In scientific documents, the EPA has repeatedly concluded that any exposure to PM2.5 can kill, and it can kill people within hours or days of inhalation. The EPA has estimated that every 10 microgram-per-cubic-meter increase in PM2.5 increases daily death rates by about 1 percent. That rate is asserted to be higher for vulnerable subpopulations like the elderly or sick.
What should all this mean for China?
On the worst day so far of the ongoing Chinese air pollution event, Beijing’s PM2.5 levels peaked at 886 micrograms per cubic meter — an incredible 89 times greater than the U.S. daily average. Based on EPA risk estimates, we should expect the daily death toll in Beijing to have skyrocketed by 89 percent on a same-day and next-day basis. Remember that PM2.5 essentially causes “sudden death,” according to the EPA.
Beijing has a population of about 19.6 million and an annual death rate of a little more than 500 per 100,000. This means that about 100,000 people die annually in Beijing, or about 274 per day.
According to EPA risk estimates, the day the PM2.5 level spiked to 886 micrograms per cubic meter, the daily death toll should have increased to about 518 deaths — that is, if what the EPA says about PM2.5 is true.
Thus far, however, there is no evidence from China that the EPA’s claims about PM2.5 are anywhere close to being true.
The Chinese media have reported on four deaths related to the current air pollution crisis. Two Chinese boys were reportedly killed in a train accident caused by visibility problems. Two other people were apparently killed in a car accident, again caused by visibility problems. Yet there are no reports of a spike in deaths caused by breathing the heavily polluted air.
One Beijing hospital reportedly claims to have experienced a 20 percent to 30 percent increase in admission for respiratory ailments — but no deaths have been reported or claimed, and deaths are key to EPA’s PM2.5 regulations. Even the reported respiratory hospitalizations, to the extent any of them can actually be attributed to poor air quality, would more than likely be due to a genuinely toxic air pollutant or mixture other than mere PM2.5.

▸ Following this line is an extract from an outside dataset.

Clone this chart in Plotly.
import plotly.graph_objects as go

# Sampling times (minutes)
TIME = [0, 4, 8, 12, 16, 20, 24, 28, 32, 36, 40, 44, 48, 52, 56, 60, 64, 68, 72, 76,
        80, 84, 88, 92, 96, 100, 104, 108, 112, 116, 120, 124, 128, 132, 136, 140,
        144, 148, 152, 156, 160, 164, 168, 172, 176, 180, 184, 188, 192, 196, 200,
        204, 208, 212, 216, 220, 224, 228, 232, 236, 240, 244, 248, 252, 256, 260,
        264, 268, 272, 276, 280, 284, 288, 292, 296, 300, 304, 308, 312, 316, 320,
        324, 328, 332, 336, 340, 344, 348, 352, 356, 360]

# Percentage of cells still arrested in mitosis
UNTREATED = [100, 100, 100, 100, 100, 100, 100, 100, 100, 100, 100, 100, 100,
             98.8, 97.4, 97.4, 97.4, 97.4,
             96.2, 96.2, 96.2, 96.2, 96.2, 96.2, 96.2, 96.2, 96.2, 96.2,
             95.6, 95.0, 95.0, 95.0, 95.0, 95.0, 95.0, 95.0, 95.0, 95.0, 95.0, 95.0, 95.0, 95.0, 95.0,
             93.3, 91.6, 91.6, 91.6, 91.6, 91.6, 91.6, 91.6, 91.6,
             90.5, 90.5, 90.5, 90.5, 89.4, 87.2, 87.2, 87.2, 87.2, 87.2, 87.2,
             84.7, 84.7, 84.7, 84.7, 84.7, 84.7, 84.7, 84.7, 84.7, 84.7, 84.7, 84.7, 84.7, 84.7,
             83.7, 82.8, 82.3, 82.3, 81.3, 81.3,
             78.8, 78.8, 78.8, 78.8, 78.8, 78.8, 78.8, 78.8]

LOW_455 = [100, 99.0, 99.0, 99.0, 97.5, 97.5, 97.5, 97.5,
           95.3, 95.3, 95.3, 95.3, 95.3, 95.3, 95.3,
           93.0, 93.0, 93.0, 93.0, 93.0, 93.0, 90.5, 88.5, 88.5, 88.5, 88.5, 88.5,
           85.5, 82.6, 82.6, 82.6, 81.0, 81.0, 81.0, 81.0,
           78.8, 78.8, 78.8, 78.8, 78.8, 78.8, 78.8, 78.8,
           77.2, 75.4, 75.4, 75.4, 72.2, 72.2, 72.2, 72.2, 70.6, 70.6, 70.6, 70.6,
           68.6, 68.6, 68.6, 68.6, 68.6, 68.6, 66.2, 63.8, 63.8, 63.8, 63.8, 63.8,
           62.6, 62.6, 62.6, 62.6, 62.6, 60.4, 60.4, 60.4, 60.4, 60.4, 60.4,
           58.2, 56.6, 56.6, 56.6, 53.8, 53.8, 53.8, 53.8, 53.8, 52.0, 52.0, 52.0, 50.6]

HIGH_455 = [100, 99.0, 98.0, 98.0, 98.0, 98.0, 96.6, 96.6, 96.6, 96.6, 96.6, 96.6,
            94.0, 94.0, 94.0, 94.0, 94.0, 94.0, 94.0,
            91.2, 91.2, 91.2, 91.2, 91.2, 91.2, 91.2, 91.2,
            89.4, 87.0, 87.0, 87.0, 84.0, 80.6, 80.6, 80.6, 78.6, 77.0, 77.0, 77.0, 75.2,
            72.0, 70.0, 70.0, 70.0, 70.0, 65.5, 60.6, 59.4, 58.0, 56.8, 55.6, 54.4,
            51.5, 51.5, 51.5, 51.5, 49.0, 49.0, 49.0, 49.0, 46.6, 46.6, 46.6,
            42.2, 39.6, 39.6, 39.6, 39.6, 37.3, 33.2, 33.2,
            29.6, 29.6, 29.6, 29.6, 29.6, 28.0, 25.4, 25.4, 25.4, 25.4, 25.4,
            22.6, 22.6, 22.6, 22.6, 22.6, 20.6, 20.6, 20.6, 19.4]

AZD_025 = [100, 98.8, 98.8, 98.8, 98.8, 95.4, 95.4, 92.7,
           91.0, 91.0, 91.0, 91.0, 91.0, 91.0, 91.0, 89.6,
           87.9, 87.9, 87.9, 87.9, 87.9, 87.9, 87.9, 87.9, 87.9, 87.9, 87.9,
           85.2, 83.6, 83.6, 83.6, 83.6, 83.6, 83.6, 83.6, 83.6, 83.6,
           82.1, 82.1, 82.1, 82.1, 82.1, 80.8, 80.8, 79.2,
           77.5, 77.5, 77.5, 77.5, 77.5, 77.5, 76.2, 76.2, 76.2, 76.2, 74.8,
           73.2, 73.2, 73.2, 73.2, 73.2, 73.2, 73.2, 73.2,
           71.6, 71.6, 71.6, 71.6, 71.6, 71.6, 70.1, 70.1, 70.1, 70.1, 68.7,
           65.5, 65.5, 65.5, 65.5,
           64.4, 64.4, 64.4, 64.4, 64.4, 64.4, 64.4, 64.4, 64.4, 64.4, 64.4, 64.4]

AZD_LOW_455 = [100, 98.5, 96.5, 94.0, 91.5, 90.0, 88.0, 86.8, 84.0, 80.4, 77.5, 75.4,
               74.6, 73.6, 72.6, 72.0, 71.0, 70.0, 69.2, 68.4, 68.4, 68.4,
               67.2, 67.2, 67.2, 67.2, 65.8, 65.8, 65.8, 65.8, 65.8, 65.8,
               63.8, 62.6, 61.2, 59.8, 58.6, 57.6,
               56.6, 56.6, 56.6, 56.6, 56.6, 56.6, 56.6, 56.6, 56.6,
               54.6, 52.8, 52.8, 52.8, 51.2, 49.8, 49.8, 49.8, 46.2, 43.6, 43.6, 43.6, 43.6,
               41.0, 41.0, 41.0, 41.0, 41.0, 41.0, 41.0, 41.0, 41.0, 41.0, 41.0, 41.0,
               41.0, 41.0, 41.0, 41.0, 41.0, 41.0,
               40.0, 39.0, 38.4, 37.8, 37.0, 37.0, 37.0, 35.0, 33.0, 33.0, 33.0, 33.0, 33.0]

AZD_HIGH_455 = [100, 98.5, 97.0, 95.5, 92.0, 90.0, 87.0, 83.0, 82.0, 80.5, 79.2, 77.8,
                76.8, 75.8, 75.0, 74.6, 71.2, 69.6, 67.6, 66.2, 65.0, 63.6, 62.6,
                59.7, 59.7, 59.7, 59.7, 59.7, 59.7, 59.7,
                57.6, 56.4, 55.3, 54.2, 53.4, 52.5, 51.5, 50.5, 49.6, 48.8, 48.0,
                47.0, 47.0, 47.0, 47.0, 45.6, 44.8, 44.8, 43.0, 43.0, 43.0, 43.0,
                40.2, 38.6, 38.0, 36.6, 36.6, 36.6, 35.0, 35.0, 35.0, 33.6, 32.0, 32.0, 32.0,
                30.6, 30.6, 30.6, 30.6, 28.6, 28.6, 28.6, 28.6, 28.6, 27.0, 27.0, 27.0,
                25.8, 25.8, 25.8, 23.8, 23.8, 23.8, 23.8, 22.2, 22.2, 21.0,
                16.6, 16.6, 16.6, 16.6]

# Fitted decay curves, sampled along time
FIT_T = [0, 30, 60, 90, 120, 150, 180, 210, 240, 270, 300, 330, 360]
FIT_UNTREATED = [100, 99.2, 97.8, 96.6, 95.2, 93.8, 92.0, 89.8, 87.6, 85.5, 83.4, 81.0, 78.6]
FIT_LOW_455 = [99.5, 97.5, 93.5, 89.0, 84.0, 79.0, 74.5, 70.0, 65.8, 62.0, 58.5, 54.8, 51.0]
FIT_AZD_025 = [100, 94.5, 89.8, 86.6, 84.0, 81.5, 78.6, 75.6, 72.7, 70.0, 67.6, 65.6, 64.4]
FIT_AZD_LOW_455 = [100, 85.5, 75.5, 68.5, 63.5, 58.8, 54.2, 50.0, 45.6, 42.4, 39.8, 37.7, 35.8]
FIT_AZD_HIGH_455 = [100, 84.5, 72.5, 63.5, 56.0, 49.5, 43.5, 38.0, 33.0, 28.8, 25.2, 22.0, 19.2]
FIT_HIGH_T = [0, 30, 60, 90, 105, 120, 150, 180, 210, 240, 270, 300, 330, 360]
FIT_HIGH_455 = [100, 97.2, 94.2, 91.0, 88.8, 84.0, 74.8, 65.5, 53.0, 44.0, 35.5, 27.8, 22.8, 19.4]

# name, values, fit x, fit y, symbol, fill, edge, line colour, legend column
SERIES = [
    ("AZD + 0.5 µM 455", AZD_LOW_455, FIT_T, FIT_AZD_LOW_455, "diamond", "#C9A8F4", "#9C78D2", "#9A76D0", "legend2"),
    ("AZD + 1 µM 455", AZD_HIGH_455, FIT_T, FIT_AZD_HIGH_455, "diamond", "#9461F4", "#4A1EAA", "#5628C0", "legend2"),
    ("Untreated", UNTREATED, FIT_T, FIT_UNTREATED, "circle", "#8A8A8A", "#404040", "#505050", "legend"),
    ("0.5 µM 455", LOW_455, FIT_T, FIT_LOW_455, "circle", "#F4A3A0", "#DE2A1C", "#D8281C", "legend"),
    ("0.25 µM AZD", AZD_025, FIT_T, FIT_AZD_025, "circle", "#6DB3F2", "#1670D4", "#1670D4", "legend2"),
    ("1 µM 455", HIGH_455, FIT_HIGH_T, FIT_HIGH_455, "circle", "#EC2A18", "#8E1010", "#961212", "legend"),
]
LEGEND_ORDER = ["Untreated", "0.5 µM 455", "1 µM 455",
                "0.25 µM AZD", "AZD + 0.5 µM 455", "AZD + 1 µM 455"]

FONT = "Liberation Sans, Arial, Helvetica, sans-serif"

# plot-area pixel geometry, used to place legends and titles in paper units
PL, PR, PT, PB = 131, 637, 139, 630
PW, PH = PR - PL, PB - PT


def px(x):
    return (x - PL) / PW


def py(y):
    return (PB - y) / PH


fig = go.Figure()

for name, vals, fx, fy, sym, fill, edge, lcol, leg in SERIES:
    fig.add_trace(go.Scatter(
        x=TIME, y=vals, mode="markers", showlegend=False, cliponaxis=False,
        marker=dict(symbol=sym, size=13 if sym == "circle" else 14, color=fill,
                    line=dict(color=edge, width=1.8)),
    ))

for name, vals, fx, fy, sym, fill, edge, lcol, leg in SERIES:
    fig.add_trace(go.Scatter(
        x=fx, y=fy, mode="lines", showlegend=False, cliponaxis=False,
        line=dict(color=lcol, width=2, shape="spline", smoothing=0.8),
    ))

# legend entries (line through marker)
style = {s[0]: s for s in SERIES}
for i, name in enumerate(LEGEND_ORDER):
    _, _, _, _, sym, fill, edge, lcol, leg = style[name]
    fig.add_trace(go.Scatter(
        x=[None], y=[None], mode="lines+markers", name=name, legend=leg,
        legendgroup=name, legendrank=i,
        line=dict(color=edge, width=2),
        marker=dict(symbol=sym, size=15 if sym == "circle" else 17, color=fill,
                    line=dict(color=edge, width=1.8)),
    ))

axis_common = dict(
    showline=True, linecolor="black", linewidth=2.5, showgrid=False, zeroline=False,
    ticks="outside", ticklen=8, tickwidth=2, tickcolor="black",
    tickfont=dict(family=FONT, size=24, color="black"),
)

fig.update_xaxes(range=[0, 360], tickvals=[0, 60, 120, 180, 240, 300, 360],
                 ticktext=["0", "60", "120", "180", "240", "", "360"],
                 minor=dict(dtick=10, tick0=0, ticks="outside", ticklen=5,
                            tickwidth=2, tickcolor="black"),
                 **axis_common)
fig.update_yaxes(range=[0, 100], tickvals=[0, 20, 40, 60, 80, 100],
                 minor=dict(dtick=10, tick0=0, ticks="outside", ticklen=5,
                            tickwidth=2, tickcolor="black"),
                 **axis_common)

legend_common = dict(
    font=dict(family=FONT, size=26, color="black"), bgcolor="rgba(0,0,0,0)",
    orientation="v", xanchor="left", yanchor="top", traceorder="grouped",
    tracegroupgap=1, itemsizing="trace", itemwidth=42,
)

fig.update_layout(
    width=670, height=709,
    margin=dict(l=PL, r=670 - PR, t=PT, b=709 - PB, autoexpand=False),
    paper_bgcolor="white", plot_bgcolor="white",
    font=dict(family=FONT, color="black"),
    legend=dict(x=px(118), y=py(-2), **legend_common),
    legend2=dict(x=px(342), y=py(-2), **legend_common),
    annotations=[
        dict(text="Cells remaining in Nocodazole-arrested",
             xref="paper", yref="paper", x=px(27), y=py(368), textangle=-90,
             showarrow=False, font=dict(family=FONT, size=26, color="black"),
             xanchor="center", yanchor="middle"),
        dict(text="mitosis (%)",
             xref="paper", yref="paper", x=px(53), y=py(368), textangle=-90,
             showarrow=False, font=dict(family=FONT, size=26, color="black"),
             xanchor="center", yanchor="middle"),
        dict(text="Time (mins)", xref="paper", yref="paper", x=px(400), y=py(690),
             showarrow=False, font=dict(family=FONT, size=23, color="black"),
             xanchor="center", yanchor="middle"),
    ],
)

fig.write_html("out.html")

The EPA justifies its economically burdensome PM2.5 regulations by claiming that reducing PM2.5 levels saves lives and that each life saved is worth $9 million in monetized benefits.
When the EPA issued its anti-coal Cross-State Air Pollution Rule and Mercury Air Transport Standard rules in 2011, for example, the agency claimed that as many as 320,000 lives would be saved annually, returning about $290 billion worth of economic benefits every year.
Given that the coal industry is only worth about $65 billion annually to the economy, shutting it down in exchange for the purported benefits of EPA rules would be an obvious economic no-brainer — that is, if the EPA’s characterization of ambient PM2.5 was even half true.
We have just witnessed a natural and real-life experiment in China of the agency’s PM2.5 hypothesis. So far, it seems, the EPA’s hypothesis is failing miserably.
While it’s possible that the Chinese government is suppressing reports of pollution-related deaths, it’s also true that photos, reports and news stories are nonetheless leaking out — and none support the EPA’s claims. The U.S. Embassy in Beijing, which monitors Beijing air quality on a real-time basis, has so far offered no information or evidence that anyone has been harmed, much less killed, by such an extreme air pollution incident.
Congress ought to take this opportunity to investigate what’s happening in China while the facts are fresh, and then compare the seemingly benign reality of extreme PM2.5 pollution to the EPA’s costly fantasy.
Steve Milloy publishes JunkScience.com and is a senior fellow at the Committee for a Constructive Tomorrow (CFACT).